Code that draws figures

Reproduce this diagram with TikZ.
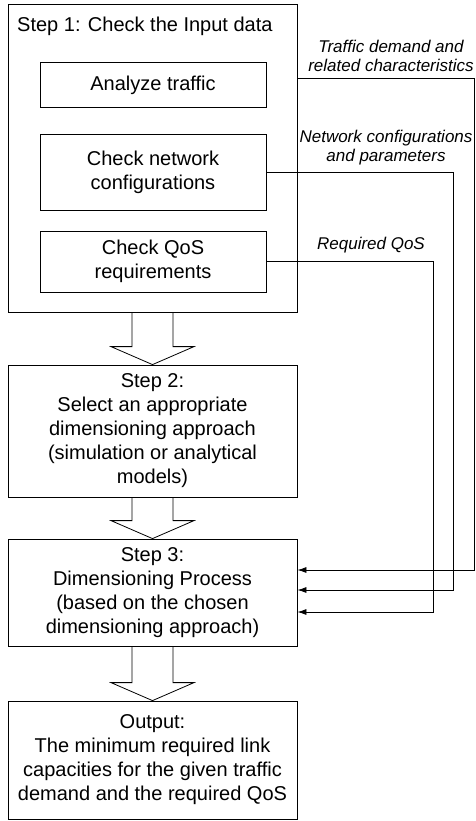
\documentclass[tikz,border=0pt]{standalone}
\usepackage{fontspec}
\setmainfont{Liberation Sans}
\usetikzlibrary{arrows.meta}
\usetikzlibrary{calc}

\tikzset{
  stepbox/.style={draw, line width=0.8pt, minimum width=289pt, align=center, inner sep=2pt, font=\fontsize{20}{24}\selectfont},
  taskbox/.style={draw, line width=0.8pt, minimum width=226pt, align=center, inner sep=2pt, font=\fontsize{20}{24}\selectfont},
  flowlabel/.style={align=center, inner sep=0pt, font=\fontsize{17}{19}\selectfont\itshape},
  feed/.style={line width=0.8pt, -{Latex[length=9pt,width=6pt]}},
}
\newcommand{\blockarrow}[2]{%
  \draw[line width=0.8pt] ($(#1.south)+(-20.5,0)$) -- ($(#2.north)+(-20.5,-18)$)
    -- ($(#2.north)+(-41.5,-18)$) -- (#2.north) -- ($(#2.north)+(41.5,-18)$)
    -- ($(#2.north)+(20.5,-18)$) -- ($(#1.south)+(20.5,0)$);}

\begin{document}
\begin{tikzpicture}[x=1pt,y=-1pt]
                    \useasboundingbox (0,0) rectangle (475,821);
                    % step 1 with its three checks
                    \node[stepbox, minimum height=308pt] (s1) at (152.5,158) {};
                    \node[anchor=base west, inner sep=0pt, font=\fontsize{20}{24}\selectfont] (s1title) at (17,32) {Step 1: Check the Input data};
                    \node[taskbox, minimum height=45pt] (at) at (153,85) {Analyze traffic};
                    \node[taskbox, minimum height=76pt] (cn) at (153,172) {Check network\\configurations};
                    \node[taskbox, minimum height=61pt] (cq) at (153,261.5) {Check QoS\\requirements};
                    % steps 2, 3 and output
                    \node[stepbox, minimum height=132pt] (s2) at (152.5,431) {Step 2:\\Select an appropriate\\dimensioning approach\\(simulation or analytical\\models)};
                    \node[stepbox, minimum height=107pt] (s3) at (152.5,592.5) {Step 3:\\Dimensioning Process\\(based on the chosen\\dimensioning approach)};
                    \node[stepbox, minimum height=118pt] (out) at (152.5,760) {Output:\\The minimum required link\\capacities for the given traffic\\demand and the required QoS};
                    \blockarrow{s1}{s2}
                    \blockarrow{s2}{s3}
                    \blockarrow{s3}{out}
                    % inputs fed to step 3
                    \draw[feed] ($(s1.east |- at.east)+(0,-7)$) -- ++(177,0) |- ($(s3.east)+(0,-22.5)$);
                    \draw[feed] (cn.east) -- ++(187,0) |- ($(s3.east)+(0,-2.5)$);
                    \draw[feed] (cq.east) -- ++(167,0) |- ($(s3.east)+(0,19.5)$);
                    \node[flowlabel] (tdlabel) at (391,56) {Traffic demand and\\related characteristics};
                    \node[flowlabel] (nclabel) at (386,148) {Network configurations\\and parameters};
                    \node[flowlabel] (qoslabel) at (371,245) {Required QoS};
                \end{tikzpicture}
\end{document}
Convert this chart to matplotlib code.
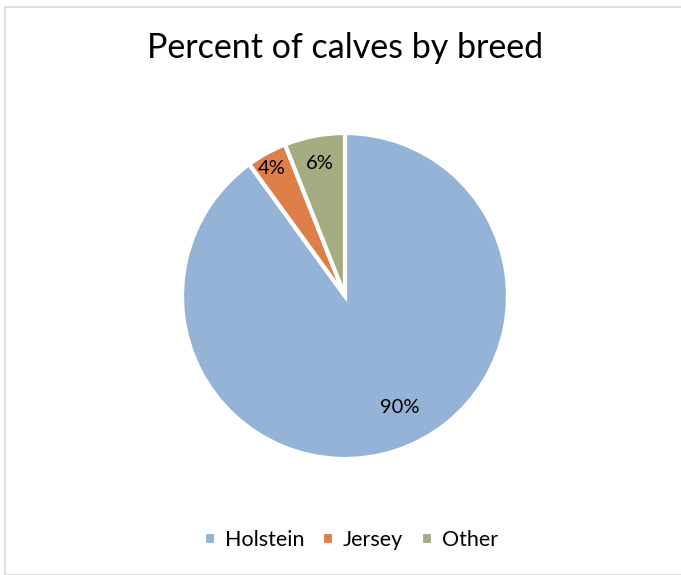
import matplotlib

matplotlib.use("Agg")
import numpy as np  # noqa: E402
import matplotlib.pyplot as plt  # noqa: E402
from matplotlib.patches import Rectangle  # noqa: E402

plt.rcParams["font.family"] = ["Lato", "DejaVu Sans"]

# data
breeds = ["Holstein", "Jersey", "Other"]
pct = [90, 4, 6]
colors = ["#95B3D7", "#DE7F49", "#A4AC82"]
# label placement (fraction of radius) per wedge, Excel "best fit" look
label_r = [0.76, 0.90, 0.83]
label_shift = [8, 1, 0]  # degrees, counterclockwise

W, H = 681, 575
fig = plt.figure(figsize=(W / 100, H / 100), dpi=100)

# light chart-area border
fig.patches.append(Rectangle((5 / W, 0), 1.0, (H - 7) / H, transform=fig.transFigure,
                             fill=False, edgecolor="#D9D9D9", lw=1.2))

cx, cy, r = 345, 296, 163
ax = fig.add_axes([(cx - r) / W, (H - cy - r) / H, 2 * r / W, 2 * r / H])
wedges, texts, autotexts = ax.pie(
    pct, colors=colors, startangle=90, counterclock=False,
    autopct="%1.0f%%", pctdistance=0.8,
    wedgeprops=dict(edgecolor="white", linewidth=3),
    textprops=dict(fontsize=14.5, color="black"),
)
for w, t, lr, sh in zip(wedges, autotexts, label_r, label_shift):
    ang = np.deg2rad((w.theta1 + w.theta2) / 2 + sh)
    t.set_position((lr * np.cos(ang), lr * np.sin(ang)))
ax.set_xlim(-1, 1)
ax.set_ylim(-1, 1)
ax.set_aspect("equal")
ax.axis("off")

fig.text(cx / W, 1 - 48 / H, "Percent of calves by breed", ha="center", va="center",
         fontsize=24.5)

fig.legend(wedges, breeds, loc="center", bbox_to_anchor=(351 / W, 1 - 540 / H),
           ncol=3, frameon=False, fontsize=15.5, handlelength=0.55, handleheight=0.55,
           handletextpad=0.4, columnspacing=0.85)

fig.savefig("out.png", dpi=100)
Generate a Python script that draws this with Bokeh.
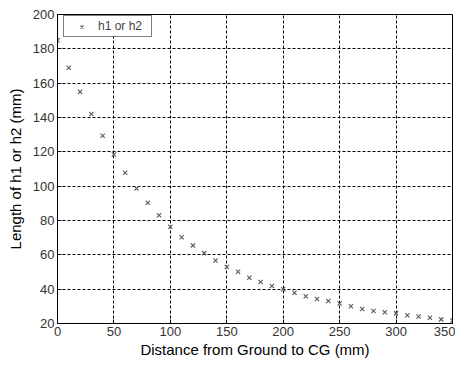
from bokeh.plotting import figure
from bokeh.models import Range1d, FixedTicker, Legend, LegendItem
from bokeh.embed import file_html
from bokeh.resources import INLINE

x_mm = [0, 10, 20, 30, 40, 50, 60, 70, 80, 90, 100, 110, 120, 130, 140, 150, 160, 170,
        180, 190, 200, 210, 220, 230, 240, 250, 260, 270, 280, 290, 300, 310, 320, 330, 340, 350]
h_mm = [185, 169, 155, 142, 129.4, 118.4, 107.8, 98.7, 90.4, 83.1, 76.3, 70.3, 65.5, 61, 56.7,
        52.9, 50.2, 46.7, 44.2, 41.9, 40, 37.9, 35.9, 34.3, 33.1, 31.6, 30, 28.5, 27.3, 26.6,
        25.9, 24.8, 24.1, 23.3, 22.4, 21.8]
x_ticks = [0, 50, 100, 150, 200, 250, 300, 350]
y_ticks = [20, 40, 60, 80, 100, 120, 140, 160, 180, 200]

FONT = "Liberation Sans"

p = figure(width=455, height=360, output_backend="svg", toolbar_location=None,
           x_range=Range1d(0, 350), y_range=Range1d(20, 200),
           min_border_left=57, min_border_right=3, min_border_top=14, min_border_bottom=35)
p.background_fill_color = "white"
p.border_fill_color = "white"
p.outline_line_color = "black"
p.outline_line_width = 1

r = p.scatter(x_mm, h_mm, marker="x", size=6, line_color="#5a5a5a", line_width=1.1)

p.xaxis.ticker = FixedTicker(ticks=x_ticks)
p.yaxis.ticker = FixedTicker(ticks=y_ticks)
for ax in (p.xaxis[0], p.yaxis[0]):
    ax.major_tick_in = 4
    ax.major_tick_out = 0
    ax.minor_tick_in = 0
    ax.minor_tick_out = 0
    ax.axis_line_color = "black"
    ax.major_tick_line_color = "black"
    ax.major_label_text_font = FONT
    ax.major_label_text_font_size = "13px"
    ax.major_label_text_color = "#333333"
    ax.axis_label_text_font = FONT
    ax.axis_label_text_font_size = "15px"
    ax.axis_label_text_font_style = "normal"
    ax.axis_label_text_color = "black"
p.xaxis.axis_label = "Distance from Ground to CG (mm)"
p.yaxis.axis_label = "Length of h1 or h2 (mm)"
p.xaxis.axis_label_standoff = 2
p.yaxis.axis_label_standoff = 6
p.xaxis.major_label_standoff = 3
p.yaxis.major_label_standoff = 3

for g in (p.xgrid[0], p.ygrid[0]):
    g.grid_line_color = "black"
    g.grid_line_dash = "3 2"
    g.grid_line_width = 1

legend = Legend(items=[LegendItem(label="h1 or h2", renderers=[r])], location=(6, 286))
legend.label_text_font = FONT
legend.label_text_font_size = "12px"
legend.border_line_color = "black"
legend.border_line_width = 1
legend.background_fill_alpha = 1
legend.padding = 3
legend.spacing = 0
legend.margin = 0
legend.glyph_width = 29
legend.glyph_height = 11
legend.label_height = 11
legend.label_width = 50
legend.label_standoff = 2
p.add_layout(legend)

open("out.html", "w").write(file_html(p, INLINE))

* _Directions_
Every line from the one containing "Generate a Python" through the one containing "from bokeh.resources import INLINE" should be quoted exactly, and no other lines; keep pictures out of the copy.

* _Task solution_
Generate a Python script that draws this with Bokeh.
from bokeh.plotting import figure
from bokeh.models import Range1d, FixedTicker, Legend, LegendItem
from bokeh.embed import file_html
from bokeh.resources import INLINE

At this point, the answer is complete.